• **Objective**
Where the data below has the string "that", return the whole line.

- - - - - - -

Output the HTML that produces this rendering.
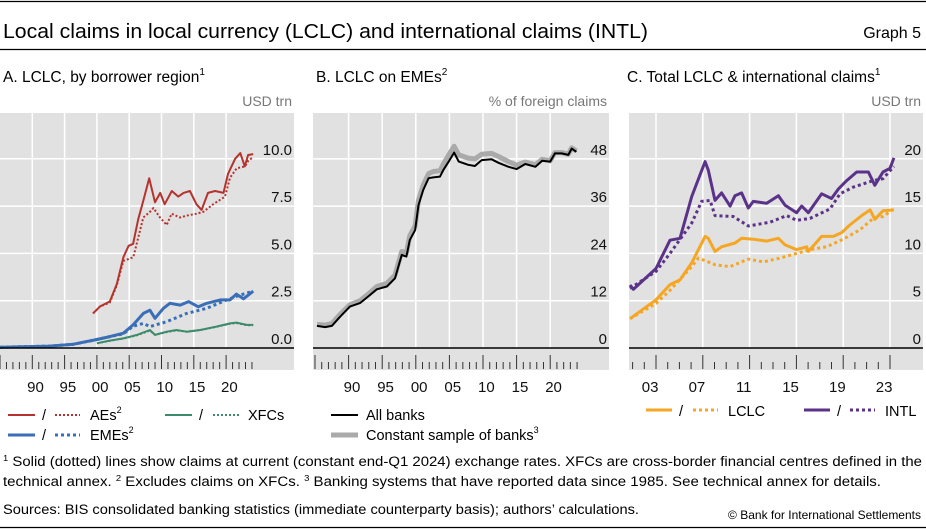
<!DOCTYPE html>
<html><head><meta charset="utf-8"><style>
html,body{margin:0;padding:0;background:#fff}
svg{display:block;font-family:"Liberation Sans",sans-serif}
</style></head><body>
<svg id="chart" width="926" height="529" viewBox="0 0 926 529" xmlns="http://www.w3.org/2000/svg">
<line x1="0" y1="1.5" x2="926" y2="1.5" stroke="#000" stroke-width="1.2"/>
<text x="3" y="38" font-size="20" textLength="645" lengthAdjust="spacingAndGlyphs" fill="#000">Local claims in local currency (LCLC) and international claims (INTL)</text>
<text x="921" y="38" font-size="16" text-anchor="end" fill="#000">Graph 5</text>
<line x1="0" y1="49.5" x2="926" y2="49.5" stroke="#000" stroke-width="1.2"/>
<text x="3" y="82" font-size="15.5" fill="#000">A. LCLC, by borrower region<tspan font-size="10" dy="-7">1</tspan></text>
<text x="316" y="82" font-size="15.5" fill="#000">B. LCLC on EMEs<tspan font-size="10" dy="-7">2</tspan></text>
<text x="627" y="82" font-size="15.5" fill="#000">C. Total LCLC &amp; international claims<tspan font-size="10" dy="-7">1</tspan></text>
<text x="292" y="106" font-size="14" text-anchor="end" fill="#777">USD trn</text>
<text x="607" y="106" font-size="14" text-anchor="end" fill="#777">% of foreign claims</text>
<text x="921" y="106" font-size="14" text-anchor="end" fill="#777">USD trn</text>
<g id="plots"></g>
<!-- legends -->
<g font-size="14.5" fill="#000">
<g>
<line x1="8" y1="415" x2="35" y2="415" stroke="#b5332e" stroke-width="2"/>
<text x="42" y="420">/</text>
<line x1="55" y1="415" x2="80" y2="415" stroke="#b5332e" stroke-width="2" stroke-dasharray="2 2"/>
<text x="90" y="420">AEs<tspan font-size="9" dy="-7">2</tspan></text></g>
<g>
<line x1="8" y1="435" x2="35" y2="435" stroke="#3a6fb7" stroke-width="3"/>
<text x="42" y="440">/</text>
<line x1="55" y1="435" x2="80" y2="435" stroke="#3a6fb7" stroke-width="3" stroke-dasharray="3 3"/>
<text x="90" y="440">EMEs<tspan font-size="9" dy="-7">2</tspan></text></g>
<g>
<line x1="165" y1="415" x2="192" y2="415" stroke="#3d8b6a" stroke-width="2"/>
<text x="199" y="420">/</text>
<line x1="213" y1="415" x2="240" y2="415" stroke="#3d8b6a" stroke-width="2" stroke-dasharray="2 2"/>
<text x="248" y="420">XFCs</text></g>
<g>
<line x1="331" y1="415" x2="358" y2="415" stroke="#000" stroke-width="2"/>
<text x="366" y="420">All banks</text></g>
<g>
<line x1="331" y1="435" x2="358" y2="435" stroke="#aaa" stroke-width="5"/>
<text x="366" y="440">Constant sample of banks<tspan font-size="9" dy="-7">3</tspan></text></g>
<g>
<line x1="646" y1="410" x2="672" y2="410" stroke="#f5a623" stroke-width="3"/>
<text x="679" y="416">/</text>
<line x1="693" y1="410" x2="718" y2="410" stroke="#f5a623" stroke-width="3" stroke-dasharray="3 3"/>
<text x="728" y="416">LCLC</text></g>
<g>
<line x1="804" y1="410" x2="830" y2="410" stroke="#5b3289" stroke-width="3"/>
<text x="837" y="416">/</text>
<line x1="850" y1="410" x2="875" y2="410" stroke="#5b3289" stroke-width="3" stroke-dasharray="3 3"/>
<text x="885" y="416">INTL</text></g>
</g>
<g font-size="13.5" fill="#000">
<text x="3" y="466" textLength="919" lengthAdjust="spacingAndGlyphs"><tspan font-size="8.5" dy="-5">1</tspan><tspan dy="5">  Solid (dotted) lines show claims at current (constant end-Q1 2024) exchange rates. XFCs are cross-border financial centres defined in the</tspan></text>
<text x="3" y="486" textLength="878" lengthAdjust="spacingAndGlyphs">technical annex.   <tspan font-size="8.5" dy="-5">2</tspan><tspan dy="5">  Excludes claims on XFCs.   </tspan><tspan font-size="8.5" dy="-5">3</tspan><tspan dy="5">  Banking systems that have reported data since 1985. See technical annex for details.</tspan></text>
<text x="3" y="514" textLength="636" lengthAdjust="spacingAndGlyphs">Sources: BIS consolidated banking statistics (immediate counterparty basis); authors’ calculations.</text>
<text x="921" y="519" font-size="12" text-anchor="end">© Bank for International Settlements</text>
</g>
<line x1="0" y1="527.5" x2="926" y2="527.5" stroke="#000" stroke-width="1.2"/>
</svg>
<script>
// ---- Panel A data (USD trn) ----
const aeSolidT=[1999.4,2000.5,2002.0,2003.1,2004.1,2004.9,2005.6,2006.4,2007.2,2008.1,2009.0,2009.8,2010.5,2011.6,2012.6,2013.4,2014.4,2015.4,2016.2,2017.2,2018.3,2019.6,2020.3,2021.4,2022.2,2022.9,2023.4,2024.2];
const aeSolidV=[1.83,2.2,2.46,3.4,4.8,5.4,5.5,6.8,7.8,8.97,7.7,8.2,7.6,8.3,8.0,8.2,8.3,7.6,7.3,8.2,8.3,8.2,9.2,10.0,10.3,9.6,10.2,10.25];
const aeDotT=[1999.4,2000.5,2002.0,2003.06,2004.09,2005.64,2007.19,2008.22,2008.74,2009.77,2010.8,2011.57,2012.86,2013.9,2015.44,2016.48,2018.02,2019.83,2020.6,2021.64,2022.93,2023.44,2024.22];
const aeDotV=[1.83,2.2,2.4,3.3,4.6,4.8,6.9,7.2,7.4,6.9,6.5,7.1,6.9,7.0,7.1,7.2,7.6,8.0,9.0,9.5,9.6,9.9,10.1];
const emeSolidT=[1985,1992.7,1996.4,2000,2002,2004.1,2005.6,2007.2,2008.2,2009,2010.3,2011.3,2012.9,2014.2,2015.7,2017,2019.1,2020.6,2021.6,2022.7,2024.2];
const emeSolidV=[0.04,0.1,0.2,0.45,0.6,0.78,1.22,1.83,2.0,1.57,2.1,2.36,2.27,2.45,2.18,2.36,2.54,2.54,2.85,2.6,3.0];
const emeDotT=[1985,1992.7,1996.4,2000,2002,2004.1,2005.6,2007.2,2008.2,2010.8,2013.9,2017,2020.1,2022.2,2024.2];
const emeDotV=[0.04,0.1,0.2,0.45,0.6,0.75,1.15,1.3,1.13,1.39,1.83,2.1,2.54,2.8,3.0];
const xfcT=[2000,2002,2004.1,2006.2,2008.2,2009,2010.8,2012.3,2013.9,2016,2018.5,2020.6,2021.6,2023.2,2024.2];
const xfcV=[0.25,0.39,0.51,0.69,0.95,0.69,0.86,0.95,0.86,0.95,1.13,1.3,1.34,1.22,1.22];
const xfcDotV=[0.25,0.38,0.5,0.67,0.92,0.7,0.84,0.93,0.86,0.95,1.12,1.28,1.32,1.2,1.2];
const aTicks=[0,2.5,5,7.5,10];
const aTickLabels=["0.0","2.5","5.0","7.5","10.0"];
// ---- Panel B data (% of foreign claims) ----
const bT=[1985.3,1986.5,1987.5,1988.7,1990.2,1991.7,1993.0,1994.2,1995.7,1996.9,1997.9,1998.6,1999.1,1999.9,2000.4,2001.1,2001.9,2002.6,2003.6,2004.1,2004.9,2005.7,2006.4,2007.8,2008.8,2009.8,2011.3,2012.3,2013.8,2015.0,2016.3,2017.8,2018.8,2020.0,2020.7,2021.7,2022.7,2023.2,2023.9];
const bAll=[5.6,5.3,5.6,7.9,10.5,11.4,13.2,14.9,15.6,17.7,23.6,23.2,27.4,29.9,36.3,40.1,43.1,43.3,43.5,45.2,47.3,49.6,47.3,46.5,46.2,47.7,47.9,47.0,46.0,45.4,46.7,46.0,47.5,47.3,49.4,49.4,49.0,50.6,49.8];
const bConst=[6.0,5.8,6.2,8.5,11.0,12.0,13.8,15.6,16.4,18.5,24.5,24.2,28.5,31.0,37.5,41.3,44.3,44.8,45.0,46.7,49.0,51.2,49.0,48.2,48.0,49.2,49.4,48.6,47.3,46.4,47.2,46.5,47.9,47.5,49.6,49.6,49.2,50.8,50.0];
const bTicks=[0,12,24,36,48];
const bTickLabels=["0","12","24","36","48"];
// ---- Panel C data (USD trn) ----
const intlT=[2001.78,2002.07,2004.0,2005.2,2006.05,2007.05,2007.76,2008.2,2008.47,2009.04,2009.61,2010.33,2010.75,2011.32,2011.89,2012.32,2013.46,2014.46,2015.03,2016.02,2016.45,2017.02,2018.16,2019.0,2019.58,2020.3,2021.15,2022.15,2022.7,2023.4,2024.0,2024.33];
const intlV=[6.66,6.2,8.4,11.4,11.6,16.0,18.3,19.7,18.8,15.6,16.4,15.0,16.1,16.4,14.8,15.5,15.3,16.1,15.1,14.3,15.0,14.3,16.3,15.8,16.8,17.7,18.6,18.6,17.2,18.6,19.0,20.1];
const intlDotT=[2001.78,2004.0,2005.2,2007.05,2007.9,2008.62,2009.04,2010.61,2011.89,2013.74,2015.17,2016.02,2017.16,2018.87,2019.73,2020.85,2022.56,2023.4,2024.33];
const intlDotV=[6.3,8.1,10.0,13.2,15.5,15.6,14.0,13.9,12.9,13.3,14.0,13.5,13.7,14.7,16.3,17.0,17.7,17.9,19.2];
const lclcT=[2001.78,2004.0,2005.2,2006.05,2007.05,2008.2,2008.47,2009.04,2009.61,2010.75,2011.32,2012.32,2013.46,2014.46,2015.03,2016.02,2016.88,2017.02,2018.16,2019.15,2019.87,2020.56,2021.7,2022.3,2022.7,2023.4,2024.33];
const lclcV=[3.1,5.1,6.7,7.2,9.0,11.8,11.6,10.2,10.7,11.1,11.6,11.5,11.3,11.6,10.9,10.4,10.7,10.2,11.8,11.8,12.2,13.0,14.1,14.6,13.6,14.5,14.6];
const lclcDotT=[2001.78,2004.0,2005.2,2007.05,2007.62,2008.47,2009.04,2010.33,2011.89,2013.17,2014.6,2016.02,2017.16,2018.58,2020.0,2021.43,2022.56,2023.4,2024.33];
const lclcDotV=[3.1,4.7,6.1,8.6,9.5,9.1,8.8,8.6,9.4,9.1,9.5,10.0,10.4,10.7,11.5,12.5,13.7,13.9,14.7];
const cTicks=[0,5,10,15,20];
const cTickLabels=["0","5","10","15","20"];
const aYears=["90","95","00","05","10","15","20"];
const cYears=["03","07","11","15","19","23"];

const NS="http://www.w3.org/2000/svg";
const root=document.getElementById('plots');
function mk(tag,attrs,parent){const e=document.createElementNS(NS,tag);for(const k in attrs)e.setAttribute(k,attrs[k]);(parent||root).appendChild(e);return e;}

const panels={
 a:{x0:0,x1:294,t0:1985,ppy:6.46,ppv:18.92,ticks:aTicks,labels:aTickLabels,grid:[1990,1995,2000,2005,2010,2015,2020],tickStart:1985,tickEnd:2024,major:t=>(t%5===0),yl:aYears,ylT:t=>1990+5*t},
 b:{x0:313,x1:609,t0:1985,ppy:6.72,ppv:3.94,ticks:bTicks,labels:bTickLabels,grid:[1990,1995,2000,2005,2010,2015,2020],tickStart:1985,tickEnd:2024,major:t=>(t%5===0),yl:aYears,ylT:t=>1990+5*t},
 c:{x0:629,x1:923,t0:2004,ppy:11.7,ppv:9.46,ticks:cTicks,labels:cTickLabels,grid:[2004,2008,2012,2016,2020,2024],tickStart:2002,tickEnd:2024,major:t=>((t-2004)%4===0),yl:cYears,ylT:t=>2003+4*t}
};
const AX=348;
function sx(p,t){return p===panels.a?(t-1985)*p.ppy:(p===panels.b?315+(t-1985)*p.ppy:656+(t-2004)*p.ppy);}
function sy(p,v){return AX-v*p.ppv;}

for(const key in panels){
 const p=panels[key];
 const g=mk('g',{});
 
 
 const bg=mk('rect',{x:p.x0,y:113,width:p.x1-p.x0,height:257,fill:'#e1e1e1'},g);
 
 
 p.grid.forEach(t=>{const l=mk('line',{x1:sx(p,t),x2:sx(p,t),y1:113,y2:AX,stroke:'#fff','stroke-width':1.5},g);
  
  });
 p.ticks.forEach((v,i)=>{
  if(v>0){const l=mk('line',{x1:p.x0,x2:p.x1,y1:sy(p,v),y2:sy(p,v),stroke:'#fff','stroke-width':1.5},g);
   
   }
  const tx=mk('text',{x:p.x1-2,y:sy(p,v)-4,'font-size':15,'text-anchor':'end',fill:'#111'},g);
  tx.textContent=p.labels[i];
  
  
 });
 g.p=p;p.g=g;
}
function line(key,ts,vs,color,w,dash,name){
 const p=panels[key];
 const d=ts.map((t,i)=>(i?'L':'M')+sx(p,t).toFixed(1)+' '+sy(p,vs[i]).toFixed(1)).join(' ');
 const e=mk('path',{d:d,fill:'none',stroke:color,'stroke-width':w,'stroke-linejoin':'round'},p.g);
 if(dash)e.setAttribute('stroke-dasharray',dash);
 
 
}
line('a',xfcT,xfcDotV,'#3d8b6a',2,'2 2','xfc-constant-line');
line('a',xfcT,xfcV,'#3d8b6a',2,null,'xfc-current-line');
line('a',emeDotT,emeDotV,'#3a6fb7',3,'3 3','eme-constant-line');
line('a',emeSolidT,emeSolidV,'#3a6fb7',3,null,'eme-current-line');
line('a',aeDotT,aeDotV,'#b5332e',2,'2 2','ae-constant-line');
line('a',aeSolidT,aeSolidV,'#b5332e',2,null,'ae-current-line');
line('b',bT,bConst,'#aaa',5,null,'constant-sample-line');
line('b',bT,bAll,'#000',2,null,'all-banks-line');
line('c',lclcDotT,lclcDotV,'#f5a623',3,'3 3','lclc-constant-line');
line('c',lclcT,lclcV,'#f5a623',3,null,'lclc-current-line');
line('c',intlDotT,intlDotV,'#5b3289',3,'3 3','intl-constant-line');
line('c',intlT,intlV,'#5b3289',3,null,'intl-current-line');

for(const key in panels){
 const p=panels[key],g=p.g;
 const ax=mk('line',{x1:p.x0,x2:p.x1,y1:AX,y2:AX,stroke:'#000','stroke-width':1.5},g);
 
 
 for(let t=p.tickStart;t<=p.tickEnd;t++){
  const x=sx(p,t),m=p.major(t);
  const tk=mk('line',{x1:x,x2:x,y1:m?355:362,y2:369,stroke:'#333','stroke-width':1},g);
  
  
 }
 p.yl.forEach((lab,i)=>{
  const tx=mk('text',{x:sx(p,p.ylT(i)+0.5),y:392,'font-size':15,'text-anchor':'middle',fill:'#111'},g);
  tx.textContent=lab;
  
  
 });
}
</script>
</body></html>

- - - - - - -

• **Reply**
Output the HTML that produces this rendering.
<text x="3" y="486" textLength="878" lengthAdjust="spacingAndGlyphs">technical annex.   <tspan font-size="8.5" dy="-5">2</tspan><tspan dy="5">  Excludes claims on XFCs.   </tspan><tspan font-size="8.5" dy="-5">3</tspan><tspan dy="5">  Banking systems that have reported data since 1985. See technical annex for details.</tspan></text>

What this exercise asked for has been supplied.